For the verbs, you don't need to learn the conjugation of every single verb individually. Latin has four basic verb conjugations:
- First conjugation: model verb: amāre.
- Second conjugation: model verb: tenēre.
- Third conjugation: model verb: dīcere.
- Fourth conjugation: model verb: audīre.
You learn these four conjugations by learning all the tenses of these four verbs. Then, when you learn new verbs, you should simultaneously learn what conjugation they belong to. You do this be memorising some basic forms when you learn the verb, namely (e.g. for capere, which follows the third conjugation):
- 1st person singular of the praesēns: capio;
- 1st person singular of the perfectum: cēpi;
- past participle: captum.
With your knowledge of these "basic forms" (also note the pronunciation of the infinitive!) and the model conjugations, you should be able to infer the complete conjugation of the new verb.

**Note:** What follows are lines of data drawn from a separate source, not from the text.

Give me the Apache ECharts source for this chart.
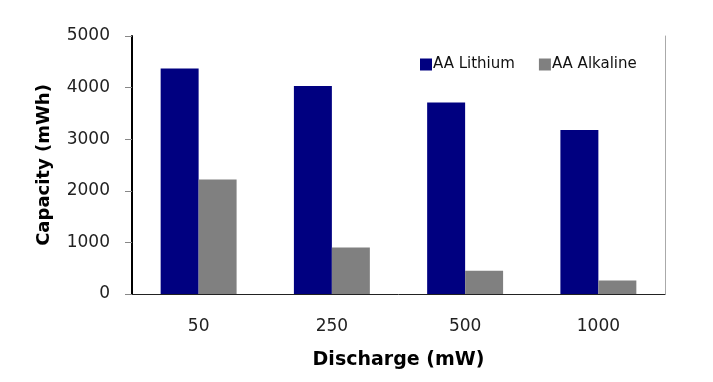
<!DOCTYPE html>
<html><head><meta charset="utf-8">
<script src="https://cdn.jsdelivr.net/npm/echarts@6/dist/echarts.min.js"></script>
<style>html,body{margin:0;padding:0;background:#fff}#c{width:713px;height:382px}</style>
</head><body><div id="c"></div>
<script>
const categories = ['50', '250', '500', '1000'];
const lithium = [4370, 4030, 3710, 3180];
const alkaline = [2220, 900, 450, 260];
const seriesNames = ['AA Lithium', 'AA Alkaline'];
const yTicks = { min: 0, max: 5000, interval: 1000 };

const chart = echarts.init(document.getElementById('c'), null, { renderer: 'canvas' });
const font = 'DejaVu Sans';
chart.setOption({
  animation: false,
  backgroundColor: '#fff',
  grid: { left: 132, right: 48, top: 36, bottom: 88, containLabel: false },
  legend: {
    data: seriesNames,
    left: 415, top: 52,
    itemWidth: 12, itemHeight: 12, itemGap: 24,
    icon: 'rect',
    itemStyle: { borderWidth: 0 },
    textStyle: { fontFamily: font, fontSize: 15, color: '#111', padding: [0, 0, 0, -4] }
  },
  xAxis: {
    type: 'category',
    data: categories,
    name: 'Discharge (mW)',
    nameLocation: 'middle',
    nameGap: 57,
    nameTextStyle: { fontFamily: font, fontSize: 19, fontWeight: 'bold', color: '#000' },
    axisLine: { lineStyle: { color: '#222', width: 1 } },
    axisTick: { length: 6, lineStyle: { color: '#666' } },
    axisLabel: { fontFamily: font, fontSize: 17, color: '#222', margin: 24 }
  },
  yAxis: [{
    type: 'value',
    min: yTicks.min, max: yTicks.max, interval: yTicks.interval,
    name: 'Capacity (mWh)',
    nameLocation: 'middle',
    nameGap: 79,
    nameTextStyle: { fontFamily: font, fontSize: 18, fontWeight: 'bold', color: '#000' },
    axisLine: { show: true, lineStyle: { color: '#000', width: 2 } },
    axisTick: { show: true, length: 7, lineStyle: { color: '#888' } },
    splitLine: { show: false },
    axisLabel: { fontFamily: font, fontSize: 17, color: '#222', margin: 22, formatter: v => String(v) }
  }, {
    type: 'value',
    position: 'right',
    min: yTicks.min, max: yTicks.max, interval: yTicks.interval,
    axisLine: { show: true, lineStyle: { color: '#aaa', width: 1 } },
    axisTick: { show: false },
    axisLabel: { show: false },
    splitLine: { show: false }
  }],
  series: [{
    name: seriesNames[0], type: 'bar', data: lithium,
    barGap: '0%', barCategoryGap: '43%',
    itemStyle: { color: '#000080' }
  }, {
    name: seriesNames[1], type: 'bar', data: alkaline,
    barGap: '0%', barCategoryGap: '43%',
    itemStyle: { color: '#808080' }
  }]
});
</script></body></html>
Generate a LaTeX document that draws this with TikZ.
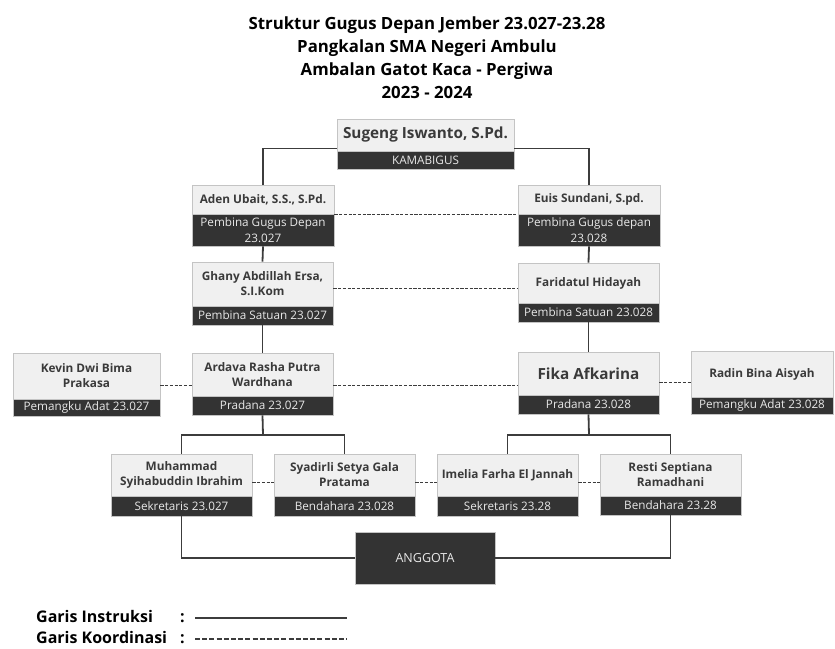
\documentclass[tikz,border=0pt]{standalone}
\usepackage{fontspec}
\setmainfont{Open Sans}
\newfontfamily\titlefont{Open Sans}
\definecolor{boxgray}{HTML}{F0F0F0}
\definecolor{boxline}{HTML}{C4C4C4}
\definecolor{darkband}{HTML}{333333}
\definecolor{nametext}{HTML}{3A3A3A}
\definecolor{roletext}{HTML}{E8E8E8}
\definecolor{conn}{HTML}{3C3C3C}
\newcommand{\obox}[8]{%
  \node[namebox, minimum width={#3-#2}, minimum height={#5-#4}] (#1N) at ({(#2+#3)/2},{(#4+#5)/2}) {#7};
  \node[rolebox, minimum width={#3-#2}, minimum height={#6-#5}] (#1R) at ({(#2+#3)/2},{(#5+#6)/2}) {#8};}
\begin{document}
\begin{tikzpicture}[x=1pt,y=-1pt,
  namebox/.style={draw=boxline, line width=0.8pt, fill=boxgray, inner sep=1pt, align=center,
     text=nametext, font=\fontsize{11.8}{15}\selectfont\bfseries},
  rolebox/.style={draw=boxline, line width=0.8pt, fill=darkband, inner sep=1pt, align=center,
     text=roletext, font=\fontsize{11.7}{16}\selectfont},
  solidline/.style={draw=conn, line width=1.8pt},
  dashline/.style={draw=conn, line width=0.9pt, dash pattern=on 3.2pt off 1.5pt},
  legendtext/.style={font=\titlefont\bfseries\fontsize{16}{18}\selectfont, anchor=base west, inner sep=0pt}]
\useasboundingbox (0,0) rectangle (835,648);
\fill[white] (0,0) rectangle (835,648);

\node[align=center, font=\titlefont\bfseries\fontsize{16.8}{23}\selectfont] (title) at (427,58)
  {Struktur Gugus Depan Jember 23.027-23.28\\Pangkalan SMA Negeri Ambulu\\Ambalan Gatot Kaca - Pergiwa\\2023 - 2024};

\obox{sugeng}{337}{514}{119}{151}{169}{\fontsize{15.3}{17}\selectfont Sugeng Iswanto, S.Pd.}{KAMABIGUS}
\obox{aden}{192}{334}{185}{214}{246}{Aden Ubait, S.S., S.Pd.}{Pembina Gugus Depan\\23.027}
\obox{euis}{518}{660}{185}{214}{246}{Euis Sundani, S.pd.}{Pembina Gugus depan\\23.028}
\obox{ghany}{192}{333}{262}{306}{325}{Ghany Abdillah Ersa,\\S.I.Kom}{Pembina Satuan 23.027}
\obox{farid}{518}{659}{263}{303}{322}{Faridatul Hidayah}{Pembina Satuan 23.028}
\obox{kevin}{13}{160}{353}{399}{416}{Kevin Dwi Bima\\Prakasa}{Pemangku Adat 23.027}
\obox{ardava}{192}{333}{353}{396}{415}{Ardava Rasha Putra\\Wardhana}{Pradana 23.027}
\obox{fika}{518}{659}{352}{395}{414}{\fontsize{15.3}{17}\selectfont Fika Afkarina}{Pradana 23.028}
\obox{radin}{691}{833}{351}{397}{414}{Radin Bina Aisyah}{Pemangku Adat 23.028}
\obox{muh}{111}{252}{454}{496}{516}{Muhammad\\Syihabuddin Ibrahim}{Sekretaris 23.027}
\obox{syad}{274}{415}{454}{496}{516}{Syadirli Setya Gala\\Pratama}{Bendahara 23.028}
\obox{imelia}{437}{578}{454}{496}{516}{Imelia Farha El Jannah}{Sekretaris 23.28}
\obox{resti}{600}{741}{454}{496}{515}{Resti Septiana\\Ramadhani}{Bendahara 23.28}
\node[rolebox, minimum width=140, minimum height=52, font=\fontsize{12.5}{14}\selectfont] (ang) at (425,558) {ANGGOTA};

% solid connectors
\draw[solidline] (adenN.north) |- ([yshift=3pt]sugengN.south west);
\draw[solidline] (euisN.north) |- ([yshift=3pt]sugengN.south east);
\draw[solidline] (adenR.south) -- (ghanyN.north);
\draw[solidline] (ghanyR.south) -- (ardavaN.north);
\draw[solidline] (euisR.south) -- (faridN.north);
\draw[solidline] (faridR.south) -- (fikaN.north);
\coordinate (lbr) at (263,435);
\coordinate (rbr) at (589,435);
\draw[solidline] (ardavaR.south) -- (lbr);
\draw[solidline] (muhN.north) |- (lbr) -| (syadN.north);
\draw[solidline] (fikaR.south) -- (rbr);
\draw[solidline] (imeliaN.north) |- (rbr) -| (restiN.north);
\draw[solidline] (muhR.south) |- (ang.west);
\draw[solidline] (restiR.south) |- (ang.east);

% dashed connectors
\draw[dashline] (adenN.south east) -- (euisN.south west);
\coordinate (g1) at ([yshift=-4pt]ghanyN.east);
\draw[dashline] (g1) -- (g1 -| faridN.west);
\coordinate (k1) at ([yshift=-9pt]kevinN.east);
\draw[dashline] (k1) -- (k1 -| ardavaN.west);
\draw[dashline] (k1 -| ardavaN.east) -- (k1 -| fikaN.west);
\coordinate (f1) at ([yshift=-9pt]fikaN.east);
\draw[dashline] (f1) -- (f1 -| radinN.west);
\coordinate (m1) at ([yshift=-7pt]muhN.east);
\draw[dashline] (m1) -- (m1 -| syadN.west);
\draw[dashline] (m1 -| syadN.east) -- (m1 -| imeliaN.west);
\draw[dashline] (m1 -| imeliaN.east) -- (m1 -| restiN.west);

% legend
\node[legendtext] (lg1) at (36,622) {Garis Instruksi};
\node[legendtext] (lg1c) at (180,622) {:};
\node[legendtext] (lg2) at (36,643) {Garis Koordinasi};
\node[legendtext] (lg2c) at (180,643) {:};
\coordinate (la1) at (195,618);
\coordinate (la2) at (347,618);
\coordinate (lb1) at (195,639);
\coordinate (lb2) at (347,639);
\draw[draw=conn, line width=1.6pt] (la1) -- (la2);
\draw[draw=conn, line width=1.2pt, dash pattern=on 5pt off 2.2pt] (lb1) -- (lb2);
\end{tikzpicture}
\end{document}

The nouns also have a limited set of "model declensions", i.e. five:
- First declension, e.g. aqua (or "rosa", as in Jacques Brel's song).
- Second declension, e.g. dominus (masculine) and bellum (neuter).
- Third declension, e.g. dux (masculine), virtus (feminine), nomen (neuter), pars, animal.
- Fourth declension, e.g. portus (masculine).
- Fifth declension, e.g. dies, res.
As before, you need to memorise the declensions of the "model nouns" (I have not listed them all), and then when you learn a new noun, always memorize the genitive case and the noun's grammatical gender together with the nominative case, since the genitive form is a good indicator for the declension type.
With the knowledge of the model declensions, you should then be able to infer the entire declension of a new word.
Reading text requires much more than familiarity with what I have described above, but that is outside the scope of this question.
For basic vocabulary lists, see e.g. Latin Core Vocabulary by Christopher Francese (Dickinson College Commentaries, 2014), which lists the types of information a described above (nominative, genitive and gender for nouns, basic verb forms for verbs).